No fresher information is available. As the strategy document feebly explains, “unfortunately, the next GHG [greenhouse gases] inventory began only in 2020 … and therefore, it was impossible to provide updated GHG inventory data in full.”
And that 20 percent reduction figure is knowingly misleading, as carefully explained in a rigorous analysis authored by Progres Foundation, a Turkmenistan-focused research outfit based in the United States.
“It is important to note that this target is not referring to a reduction in the annual total greenhouse gas emissions, as the wording might suggest. Instead, the goal is to decrease the GHG intensity of the economy, which means the government aims to increase GDP at a faster rate than greenhouse gas emissions. As a result, there will be a lower CO2 equivalent/manat by 2030,” writes the author of the Progres Foundation report, which is very much worth reading in its entirety.
Sure enough, even Turkmenistan’s climate change strategy does not try to circumvent this fact and admits freely that “by 2030, GHG emissions can reach 135,800 [gigagrams measured in CO2 equivalents]. i.e., they will increase … 2 times compared to 2012.”
There is a methane cloud-sized issue here, though, since Turkmenistan cannot be relied upon to provide proper figures. Its emissions data is collated by the State Statistics Committee, the fantasy factory that annually submits magically round GDP growth figures – the very same figures, as it turns out, that will allow Ashgabat to ignore its climate change obligations.

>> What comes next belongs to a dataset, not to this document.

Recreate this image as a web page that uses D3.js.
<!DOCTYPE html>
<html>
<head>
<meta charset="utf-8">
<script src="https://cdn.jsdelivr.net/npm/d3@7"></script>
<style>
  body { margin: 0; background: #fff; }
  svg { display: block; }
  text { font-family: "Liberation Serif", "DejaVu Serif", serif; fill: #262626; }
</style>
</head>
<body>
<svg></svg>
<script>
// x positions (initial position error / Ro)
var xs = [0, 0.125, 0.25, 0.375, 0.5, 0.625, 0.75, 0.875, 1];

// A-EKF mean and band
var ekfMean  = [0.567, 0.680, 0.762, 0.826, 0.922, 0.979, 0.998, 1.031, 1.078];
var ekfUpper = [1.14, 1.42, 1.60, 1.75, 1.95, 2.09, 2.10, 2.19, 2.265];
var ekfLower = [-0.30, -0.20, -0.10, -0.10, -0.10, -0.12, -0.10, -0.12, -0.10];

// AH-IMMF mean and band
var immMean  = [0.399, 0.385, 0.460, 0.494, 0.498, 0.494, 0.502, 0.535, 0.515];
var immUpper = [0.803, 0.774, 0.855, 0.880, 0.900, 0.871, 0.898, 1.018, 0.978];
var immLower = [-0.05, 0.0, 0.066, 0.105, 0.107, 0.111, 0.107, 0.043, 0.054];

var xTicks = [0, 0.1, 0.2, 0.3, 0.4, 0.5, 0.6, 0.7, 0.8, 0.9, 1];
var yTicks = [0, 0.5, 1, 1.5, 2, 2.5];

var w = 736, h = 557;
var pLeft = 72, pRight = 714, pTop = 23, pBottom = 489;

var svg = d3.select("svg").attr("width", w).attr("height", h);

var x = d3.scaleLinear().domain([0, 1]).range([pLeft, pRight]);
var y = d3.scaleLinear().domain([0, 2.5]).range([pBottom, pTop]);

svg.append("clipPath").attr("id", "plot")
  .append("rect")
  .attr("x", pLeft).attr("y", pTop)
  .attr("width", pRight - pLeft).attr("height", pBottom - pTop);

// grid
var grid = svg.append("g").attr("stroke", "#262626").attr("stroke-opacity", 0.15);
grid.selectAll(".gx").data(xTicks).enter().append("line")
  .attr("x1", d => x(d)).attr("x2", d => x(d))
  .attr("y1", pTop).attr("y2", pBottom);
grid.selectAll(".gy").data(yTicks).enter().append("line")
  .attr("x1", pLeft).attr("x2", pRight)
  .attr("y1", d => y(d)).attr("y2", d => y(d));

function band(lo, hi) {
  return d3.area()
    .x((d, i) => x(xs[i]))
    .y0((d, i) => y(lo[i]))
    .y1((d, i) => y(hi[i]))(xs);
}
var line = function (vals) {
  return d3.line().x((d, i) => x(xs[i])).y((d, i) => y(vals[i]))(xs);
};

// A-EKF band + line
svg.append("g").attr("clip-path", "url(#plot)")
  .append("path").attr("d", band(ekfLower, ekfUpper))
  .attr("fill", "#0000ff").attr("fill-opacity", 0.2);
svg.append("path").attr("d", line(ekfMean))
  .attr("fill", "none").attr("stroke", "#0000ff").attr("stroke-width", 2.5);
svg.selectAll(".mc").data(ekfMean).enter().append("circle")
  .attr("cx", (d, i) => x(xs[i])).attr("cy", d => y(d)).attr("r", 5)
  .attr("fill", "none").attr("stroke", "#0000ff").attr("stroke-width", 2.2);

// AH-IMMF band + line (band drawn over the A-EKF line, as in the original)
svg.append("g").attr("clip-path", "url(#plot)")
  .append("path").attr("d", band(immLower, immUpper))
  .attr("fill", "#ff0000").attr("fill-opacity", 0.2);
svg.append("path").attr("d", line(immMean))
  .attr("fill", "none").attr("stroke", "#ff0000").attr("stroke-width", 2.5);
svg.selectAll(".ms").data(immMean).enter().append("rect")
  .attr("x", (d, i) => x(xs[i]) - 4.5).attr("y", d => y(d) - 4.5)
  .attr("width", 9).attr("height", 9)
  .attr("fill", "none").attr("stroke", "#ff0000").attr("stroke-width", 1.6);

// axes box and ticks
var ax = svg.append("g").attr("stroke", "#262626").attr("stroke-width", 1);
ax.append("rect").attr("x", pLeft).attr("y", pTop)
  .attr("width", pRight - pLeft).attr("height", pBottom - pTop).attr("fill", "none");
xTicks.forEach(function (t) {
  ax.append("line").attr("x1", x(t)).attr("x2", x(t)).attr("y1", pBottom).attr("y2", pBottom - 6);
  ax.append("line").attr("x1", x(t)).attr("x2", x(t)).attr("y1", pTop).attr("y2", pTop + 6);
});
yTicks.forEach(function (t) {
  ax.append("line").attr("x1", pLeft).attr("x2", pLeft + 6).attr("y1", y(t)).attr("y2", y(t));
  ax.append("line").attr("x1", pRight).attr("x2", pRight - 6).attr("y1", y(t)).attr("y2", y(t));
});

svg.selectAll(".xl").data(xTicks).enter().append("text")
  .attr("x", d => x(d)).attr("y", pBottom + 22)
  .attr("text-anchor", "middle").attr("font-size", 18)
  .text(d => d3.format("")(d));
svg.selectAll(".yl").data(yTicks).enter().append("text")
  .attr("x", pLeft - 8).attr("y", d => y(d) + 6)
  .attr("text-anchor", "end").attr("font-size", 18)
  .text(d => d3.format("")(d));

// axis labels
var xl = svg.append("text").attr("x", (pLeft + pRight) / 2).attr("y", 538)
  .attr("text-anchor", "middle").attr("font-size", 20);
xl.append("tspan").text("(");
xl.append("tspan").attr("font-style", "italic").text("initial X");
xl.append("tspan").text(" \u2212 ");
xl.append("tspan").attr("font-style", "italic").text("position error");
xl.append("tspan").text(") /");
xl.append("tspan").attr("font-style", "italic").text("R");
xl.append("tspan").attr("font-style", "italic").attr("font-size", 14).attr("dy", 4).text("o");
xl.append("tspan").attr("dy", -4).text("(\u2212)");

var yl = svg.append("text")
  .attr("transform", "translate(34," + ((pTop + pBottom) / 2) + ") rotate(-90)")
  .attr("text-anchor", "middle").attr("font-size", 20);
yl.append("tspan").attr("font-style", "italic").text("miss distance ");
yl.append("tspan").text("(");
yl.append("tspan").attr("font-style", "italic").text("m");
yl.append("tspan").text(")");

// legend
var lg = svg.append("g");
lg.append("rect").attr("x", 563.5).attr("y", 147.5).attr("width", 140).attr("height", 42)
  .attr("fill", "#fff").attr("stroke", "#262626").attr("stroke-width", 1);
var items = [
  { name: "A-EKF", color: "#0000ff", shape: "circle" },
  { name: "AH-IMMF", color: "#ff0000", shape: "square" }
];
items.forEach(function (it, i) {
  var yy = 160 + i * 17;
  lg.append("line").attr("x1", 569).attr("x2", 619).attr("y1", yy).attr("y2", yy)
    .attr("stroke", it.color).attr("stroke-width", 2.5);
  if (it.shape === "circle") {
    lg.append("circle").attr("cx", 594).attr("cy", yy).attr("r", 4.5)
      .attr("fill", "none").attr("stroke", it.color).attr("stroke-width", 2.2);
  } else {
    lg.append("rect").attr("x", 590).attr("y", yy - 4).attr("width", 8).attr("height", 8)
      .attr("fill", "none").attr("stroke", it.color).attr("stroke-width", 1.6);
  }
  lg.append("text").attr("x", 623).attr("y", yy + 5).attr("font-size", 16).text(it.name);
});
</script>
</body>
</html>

Despite these shenanigans, Turkmenistan is eager to wrap itself in the cloak of virtue on climate issues. Accordingly, Deputy Vepa Khajiyev used the occasion of the OSCE Ministerial Council held in North Macedonia on December 1 to claim that Ashgabat wants to see the creation of a Regional Climate Technology Center.
What this center would do is anybody’s guess. And it is not as though Turkmenistan has invested much in environmentally sustainable electricity generation, despite its considerable potential for developing wind and solar power.

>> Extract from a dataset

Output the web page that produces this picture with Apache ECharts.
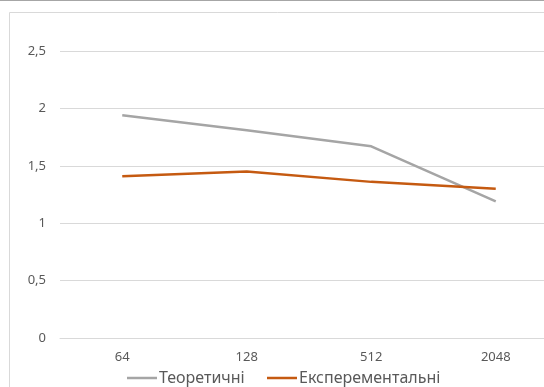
<!DOCTYPE html>
<html>
<head>
<meta charset="utf-8">
<script src="https://cdn.jsdelivr.net/npm/echarts@6/dist/echarts.min.js"></script>
<style>
  html, body { margin: 0; padding: 0; background: #fff; }
  #chart { width: 544px; height: 387px; }
</style>
</head>
<body>
<div id="chart"></div>
<script>
// Block sizes on the category axis
const categories = ['64', '128', '512', '2048'];
// Theoretical and experimental values per block size
const theoretical = [1.94, 1.81, 1.67, 1.19];
const experimental = [1.41, 1.45, 1.36, 1.30];
const seriesNames = ['Теоретичні', 'Експерементальні'];
const yTicks = [0, 0.5, 1, 1.5, 2, 2.5];

const textColor = '#595959';
const fontFamily = '"Noto Sans", "Open Sans", Arial, sans-serif';
const lineIcon = 'path://M0,4 L30,4 L30,6.5 L0,6.5 Z';

const legendBase = {
  top: 370,
  padding: 0,
  itemWidth: 30,
  itemHeight: 10,
  icon: lineIcon,
  textStyle: { color: textColor, fontSize: 16, fontFamily: fontFamily, padding: [0, 0, 0, -3] }
};

const chart = echarts.init(document.getElementById('chart'), null, { renderer: 'canvas' });

chart.setOption({
  animation: false,
  backgroundColor: '#ffffff',
  graphic: [
    // thin frame line across the top
    { type: 'line', shape: { x1: 0, y1: 0.5, x2: 544, y2: 0.5 },
      style: { stroke: '#a6a6a6', lineWidth: 1 }, silent: true },
    // chart area border
    { type: 'rect', shape: { x: 9.5, y: 12.5, width: 560, height: 400 },
      style: { fill: 'none', stroke: '#d9d9d9', lineWidth: 1 }, silent: true }
  ],
  grid: { left: 60, width: 498, top: 51, height: 287, containLabel: false, outerBoundsMode: 'none' },
  legend: [
    Object.assign({ data: [seriesNames[0]], left: 127 }, legendBase),
    Object.assign({ data: [seriesNames[1]], left: 267 }, legendBase)
  ],
  xAxis: {
    type: 'category',
    data: categories,
    boundaryGap: true,
    axisLine: { show: true, lineStyle: { color: '#d9d9d9' } },
    axisTick: { show: false },
    axisLabel: { color: textColor, fontSize: 13, fontFamily: fontFamily, margin: 13 }
  },
  yAxis: {
    type: 'value',
    min: 0,
    max: 2.5,
    interval: 0.5,
    axisLine: { show: false },
    axisTick: { show: false },
    splitLine: { lineStyle: { color: '#d9d9d9', width: 1 } },
    axisLabel: {
      color: textColor, fontSize: 13, fontFamily: fontFamily, margin: 14,
      formatter: v => yTicks.includes(v) ? String(v).replace('.', ',') : ''
    }
  },
  series: [
    {
      name: seriesNames[0],
      type: 'line',
      data: theoretical,
      symbol: 'none',
      lineStyle: { color: '#a5a5a5', width: 2.5 },
      itemStyle: { color: '#a5a5a5' }
    },
    {
      name: seriesNames[1],
      type: 'line',
      data: experimental,
      symbol: 'none',
      lineStyle: { color: '#c55a11', width: 2.5 },
      itemStyle: { color: '#c55a11' }
    }
  ]
});
</script>
</body>
</html>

On the more traditional energy front, representatives of Afghanistan’s self-styled Islamic Emirate were in Ashgabat on December 2 with a new bid to revive the fortunes of the trans-Afghan TAPI natural gas pipeline.
Russian state news agency TASS cited Mohammad Haroon Saidi, the emirate’s trade attaché, as saying that the government in Kabul is hopeful that Afghanistan’s access to interbank financing channels – and frozen funds – can be reinstated. Saidi noted that Afghanistan has a $150 million stake in the TAPI project. Turkmenistan has been supportive of Kabul’s calls for financial sanctions to be eased.

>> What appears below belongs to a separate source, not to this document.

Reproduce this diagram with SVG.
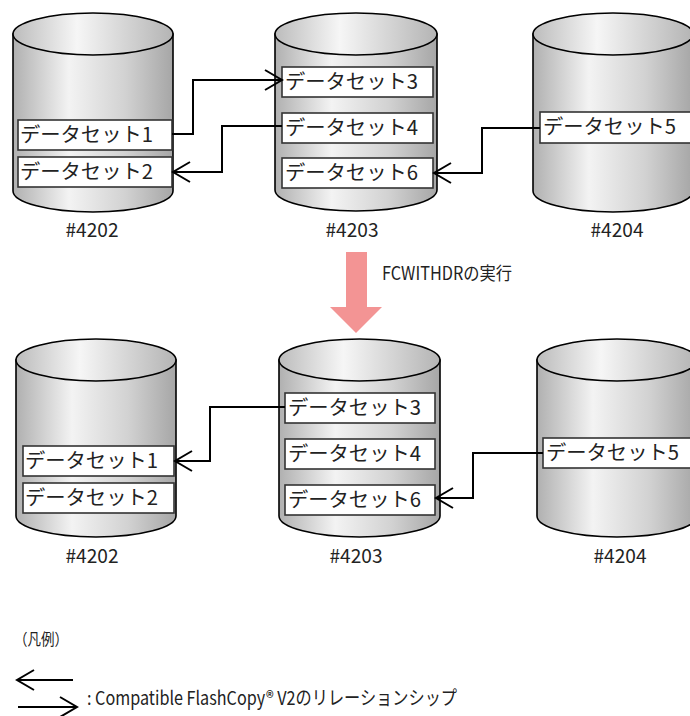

In other evidence that the Taliban-led regime in Afghanistan aspires to a return to pre-takeover normality, Saidi said that his government is in talks with Turkmenistan and also Kazakhstan on establishing trading houses for dealing with those two countries.
Amsterdam-based Turkmen.news carried a report on December 1 about the latest cycle of personnel bloodletting behind the scenes. The hero at the center of the drama is Nyyazly Nyyazlyev, a former chief of state chemicals company Turkmenkhimiya, who was apparently arrested in August on embezzlement and corruption charges.
What makes the story particularly compelling is that Nyyazlyev appears to have tried to evade his fate by putting in a call to President Berdymukhamedov’s similarly corrupt cousin, Hajymyrat Rejepov, who is said to have enriched himself through various schemes in the chemicals sector. While Rejepov’s family links mean he will likely avoid incurring too much pain for his sins, other officials who have snuffled at the Turkmenkhimiya trough over the years are reportedly in a state of panic.